» Description of the task
Write the data out again exactly, dropping any images it holds.

Code that draws figures:

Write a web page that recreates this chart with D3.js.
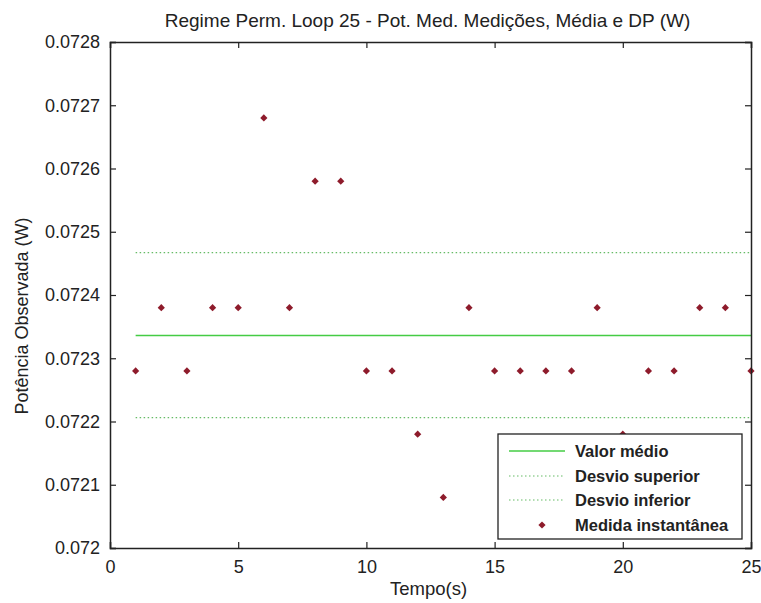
<!DOCTYPE html>
<html>
<head>
<meta charset="utf-8">
<script src="https://cdn.jsdelivr.net/npm/d3@7"></script>
<style>
  body { margin: 0; background: #fff; }
  text { font-family: "Liberation Sans", Arial, sans-serif; fill: #222; }
</style>
</head>
<body>
<div id="canvas"></div>
<script>
// readings per second
var tempos = [1,2,3,4,5,6,7,8,9,10,11,12,13,14,15,16,17,18,19,20,21,22,23,24,25];
var potencias = [0.07228,0.07238,0.07228,0.07238,0.07238,0.07268,0.07238,0.07258,0.07258,0.07228,
                 0.07228,0.07218,0.07208,0.07238,0.07228,0.07228,0.07228,0.07228,0.07238,0.07218,
                 0.07228,0.07228,0.07238,0.07238,0.07228];
var valorMedio = [0.072336, 0.072336];
var desvioSup = [0.072467, 0.072467];
var desvioInf = [0.072206, 0.072206];
var lineX = [1, 25];
var xTicks = [0, 5, 10, 15, 20, 25];
var yTicks = [0.072, 0.0721, 0.0722, 0.0723, 0.0724, 0.0725, 0.0726, 0.0727, 0.0728];
var legendLabels = ["Valor médio", "Desvio superior", "Desvio inferior", "Medida instantânea"];

(function() {
  var width = 761, height = 603;
  var mLeft = 110, mRight = 751, mTop = 42, mBottom = 548;
  var svg = d3.select("#canvas").append("svg").attr("width", width).attr("height", height);

  var x = d3.scaleLinear().domain([0, 25]).range([mLeft, mRight]);
  var y = d3.scaleLinear().domain([0.072, 0.0728]).range([mBottom, mTop]);

  // dotted / solid reference lines
  var line = d3.line().x(function(d) { return x(d[0]); }).y(function(d) { return y(d[1]); });
  var pairs = function(vals) { return lineX.map(function(v, i) { return [v, vals[i]]; }); };

  svg.append("path").attr("d", line(pairs(desvioSup)))
    .attr("fill", "none").attr("stroke", "#66bb66").attr("stroke-width", 1.2).attr("stroke-dasharray", "1.5,2.5");
  svg.append("path").attr("d", line(pairs(desvioInf)))
    .attr("fill", "none").attr("stroke", "#66bb66").attr("stroke-width", 1.2).attr("stroke-dasharray", "1.5,2.5");
  svg.append("path").attr("d", line(pairs(valorMedio)))
    .attr("fill", "none").attr("stroke", "#44cc44").attr("stroke-width", 1.6);

  // matlab style small diamond marker (rotated square)
  var marker = d3.symbol().type(d3.symbolSquare).size(26);
  svg.selectAll(".pt").data(tempos).enter().append("path")
    .attr("class", "pt")
    .attr("d", marker)
    .attr("transform", function(d, i) { return "translate(" + x(d) + "," + y(potencias[i]) + ") rotate(45)"; })
    .attr("fill", "#8e1b2b");

  // axes, ticks pointing inward like matlab
  var axBottom = svg.append("g").attr("transform", "translate(0," + mBottom + ")")
    .call(d3.axisBottom(x).tickValues(xTicks).tickSize(-6).tickPadding(12).tickFormat(d3.format("d")));
  var axTop = svg.append("g").attr("transform", "translate(0," + mTop + ")")
    .call(d3.axisTop(x).tickValues(xTicks).tickSize(-6).tickFormat(""));
  var axLeft = svg.append("g").attr("transform", "translate(" + mLeft + ",0)")
    .call(d3.axisLeft(y).tickValues(yTicks).tickSize(-6).tickPadding(10).tickFormat(function(d) { return +d.toFixed(4); }));
  var axRight = svg.append("g").attr("transform", "translate(" + mRight + ",0)")
    .call(d3.axisRight(y).tickValues(yTicks).tickSize(-6).tickFormat(""));

  [axBottom, axTop, axLeft, axRight].forEach(function(a) {
    a.select(".domain").attr("stroke", "#222").attr("stroke-width", 1.5);
    a.selectAll(".tick line").attr("stroke", "#222").attr("stroke-width", 1.2);
    a.selectAll(".tick text").style("font-size", "18px").style("fill", "#222")
      .style("font-family", "'Liberation Sans', Arial, sans-serif");
  });

  svg.append("text").attr("x", (mLeft + mRight) / 2 - 3).attr("y", 27)
    .attr("text-anchor", "middle").style("font-size", "19px")
    .text("Regime Perm. Loop 25 - Pot. Med. Medições, Média e DP (W)");
  svg.append("text").attr("x", (mLeft + mRight) / 2 - 2).attr("y", 595)
    .attr("text-anchor", "middle").style("font-size", "18.5px")
    .text("Tempo(s)");
  svg.append("text").attr("transform", "translate(28,316) rotate(-90)")
    .attr("text-anchor", "middle").style("font-size", "18px")
    .text("Potência Observada (W)");

  // legend
  var lg = svg.append("g");
  lg.append("rect").attr("x", 498).attr("y", 434).attr("width", 244).attr("height", 105)
    .attr("fill", "#fff").attr("stroke", "#222").attr("stroke-width", 1.3);
  var rowsY = [451, 476, 500, 525];
  legendLabels.forEach(function(lbl, i) {
    var ry = rowsY[i];
    if (i === 0) {
      lg.append("line").attr("x1", 509).attr("x2", 565).attr("y1", ry).attr("y2", ry)
        .attr("stroke", "#44cc44").attr("stroke-width", 1.6);
    } else if (i < 3) {
      lg.append("line").attr("x1", 509).attr("x2", 565).attr("y1", ry).attr("y2", ry)
        .attr("stroke", "#66bb66").attr("stroke-width", 1.2).attr("stroke-dasharray", "1.5,2.5");
    } else {
      lg.append("path").attr("d", marker).attr("transform", "translate(542," + ry + ") rotate(45)").attr("fill", "#8e1b2b");
    }
    lg.append("text").attr("x", 575).attr("y", ry + 6).style("font-size", "16.5px")
      .style("font-weight", "bold").style("fill", "#222").text(lbl);
  });
})();
</script>
</body>
</html>
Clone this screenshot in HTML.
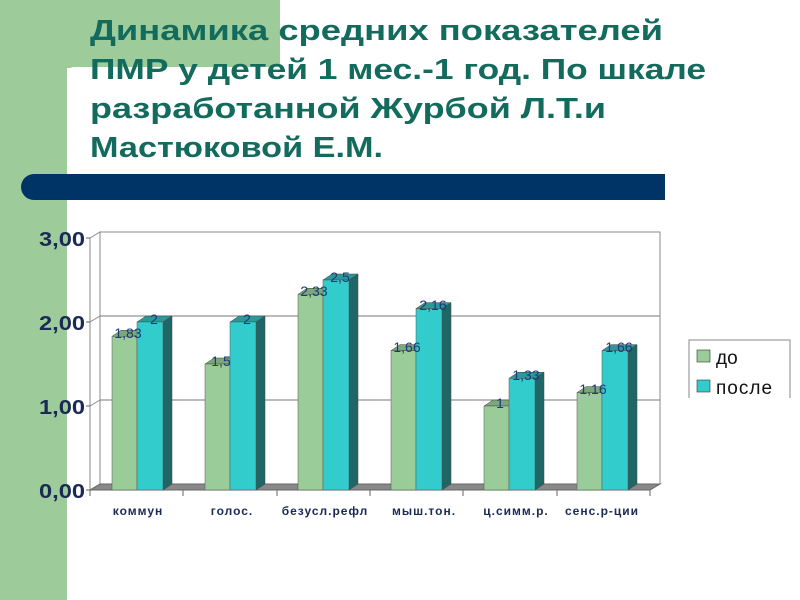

» Answer to this problem
Write a web page that recreates this chart with D3.js.
<!DOCTYPE html>
<html>
<head>
<meta charset="utf-8">
<script src="https://cdn.jsdelivr.net/npm/d3@7"></script>
<style>
  body { margin: 0; background: #fff; }
  text { font-family: "Liberation Sans", Arial, sans-serif; fill: #222; }
</style>
</head>
<body>
<div id="canvas"></div>
<script>
// readings per second
var tempos = [1,2,3,4,5,6,7,8,9,10,11,12,13,14,15,16,17,18,19,20,21,22,23,24,25];
var potencias = [0.07228,0.07238,0.07228,0.07238,0.07238,0.07268,0.07238,0.07258,0.07258,0.07228,
                 0.07228,0.07218,0.07208,0.07238,0.07228,0.07228,0.07228,0.07228,0.07238,0.07218,
                 0.07228,0.07228,0.07238,0.07238,0.07228];
var valorMedio = [0.072336, 0.072336];
var desvioSup = [0.072467, 0.072467];
var desvioInf = [0.072206, 0.072206];
var lineX = [1, 25];
var xTicks = [0, 5, 10, 15, 20, 25];
var yTicks = [0.072, 0.0721, 0.0722, 0.0723, 0.0724, 0.0725, 0.0726, 0.0727, 0.0728];
var legendLabels = ["Valor médio", "Desvio superior", "Desvio inferior", "Medida instantânea"];

(function() {
  var width = 761, height = 603;
  var mLeft = 110, mRight = 751, mTop = 42, mBottom = 548;
  var svg = d3.select("#canvas").append("svg").attr("width", width).attr("height", height);

  var x = d3.scaleLinear().domain([0, 25]).range([mLeft, mRight]);
  var y = d3.scaleLinear().domain([0.072, 0.0728]).range([mBottom, mTop]);

  // dotted / solid reference lines
  var line = d3.line().x(function(d) { return x(d[0]); }).y(function(d) { return y(d[1]); });
  var pairs = function(vals) { return lineX.map(function(v, i) { return [v, vals[i]]; }); };

  svg.append("path").attr("d", line(pairs(desvioSup)))
    .attr("fill", "none").attr("stroke", "#66bb66").attr("stroke-width", 1.2).attr("stroke-dasharray", "1.5,2.5");
  svg.append("path").attr("d", line(pairs(desvioInf)))
    .attr("fill", "none").attr("stroke", "#66bb66").attr("stroke-width", 1.2).attr("stroke-dasharray", "1.5,2.5");
  svg.append("path").attr("d", line(pairs(valorMedio)))
    .attr("fill", "none").attr("stroke", "#44cc44").attr("stroke-width", 1.6);

  // matlab style small diamond marker (rotated square)
  var marker = d3.symbol().type(d3.symbolSquare).size(26);
  svg.selectAll(".pt").data(tempos).enter().append("path")
    .attr("class", "pt")
    .attr("d", marker)
    .attr("transform", function(d, i) { return "translate(" + x(d) + "," + y(potencias[i]) + ") rotate(45)"; })
    .attr("fill", "#8e1b2b");

  // axes, ticks pointing inward like matlab
  var axBottom = svg.append("g").attr("transform", "translate(0," + mBottom + ")")
    .call(d3.axisBottom(x).tickValues(xTicks).tickSize(-6).tickPadding(12).tickFormat(d3.format("d")));
  var axTop = svg.append("g").attr("transform", "translate(0," + mTop + ")")
    .call(d3.axisTop(x).tickValues(xTicks).tickSize(-6).tickFormat(""));
  var axLeft = svg.append("g").attr("transform", "translate(" + mLeft + ",0)")
    .call(d3.axisLeft(y).tickValues(yTicks).tickSize(-6).tickPadding(10).tickFormat(function(d) { return +d.toFixed(4); }));
  var axRight = svg.append("g").attr("transform", "translate(" + mRight + ",0)")
    .call(d3.axisRight(y).tickValues(yTicks).tickSize(-6).tickFormat(""));

  [axBottom, axTop, axLeft, axRight].forEach(function(a) {
    a.select(".domain").attr("stroke", "#222").attr("stroke-width", 1.5);
    a.selectAll(".tick line").attr("stroke", "#222").attr("stroke-width", 1.2);
    a.selectAll(".tick text").style("font-size", "18px").style("fill", "#222")
      .style("font-family", "'Liberation Sans', Arial, sans-serif");
  });

  svg.append("text").attr("x", (mLeft + mRight) / 2 - 3).attr("y", 27)
    .attr("text-anchor", "middle").style("font-size", "19px")
    .text("Regime Perm. Loop 25 - Pot. Med. Medições, Média e DP (W)");
  svg.append("text").attr("x", (mLeft + mRight) / 2 - 2).attr("y", 595)
    .attr("text-anchor", "middle").style("font-size", "18.5px")
    .text("Tempo(s)");
  svg.append("text").attr("transform", "translate(28,316) rotate(-90)")
    .attr("text-anchor", "middle").style("font-size", "18px")
    .text("Potência Observada (W)");

  // legend
  var lg = svg.append("g");
  lg.append("rect").attr("x", 498).attr("y", 434).attr("width", 244).attr("height", 105)
    .attr("fill", "#fff").attr("stroke", "#222").attr("stroke-width", 1.3);
  var rowsY = [451, 476, 500, 525];
  legendLabels.forEach(function(lbl, i) {
    var ry = rowsY[i];
    if (i === 0) {
      lg.append("line").attr("x1", 509).attr("x2", 565).attr("y1", ry).attr("y2", ry)
        .attr("stroke", "#44cc44").attr("stroke-width", 1.6);
    } else if (i < 3) {
      lg.append("line").attr("x1", 509).attr("x2", 565).attr("y1", ry).attr("y2", ry)
        .attr("stroke", "#66bb66").attr("stroke-width", 1.2).attr("stroke-dasharray", "1.5,2.5");
    } else {
      lg.append("path").attr("d", marker).attr("transform", "translate(542," + ry + ") rotate(45)").attr("fill", "#8e1b2b");
    }
    lg.append("text").attr("x", 575).attr("y", ry + 6).style("font-size", "16.5px")
      .style("font-weight", "bold").style("fill", "#222").text(lbl);
  });
})();
</script>
</body>
</html>
Clone this screenshot in HTML.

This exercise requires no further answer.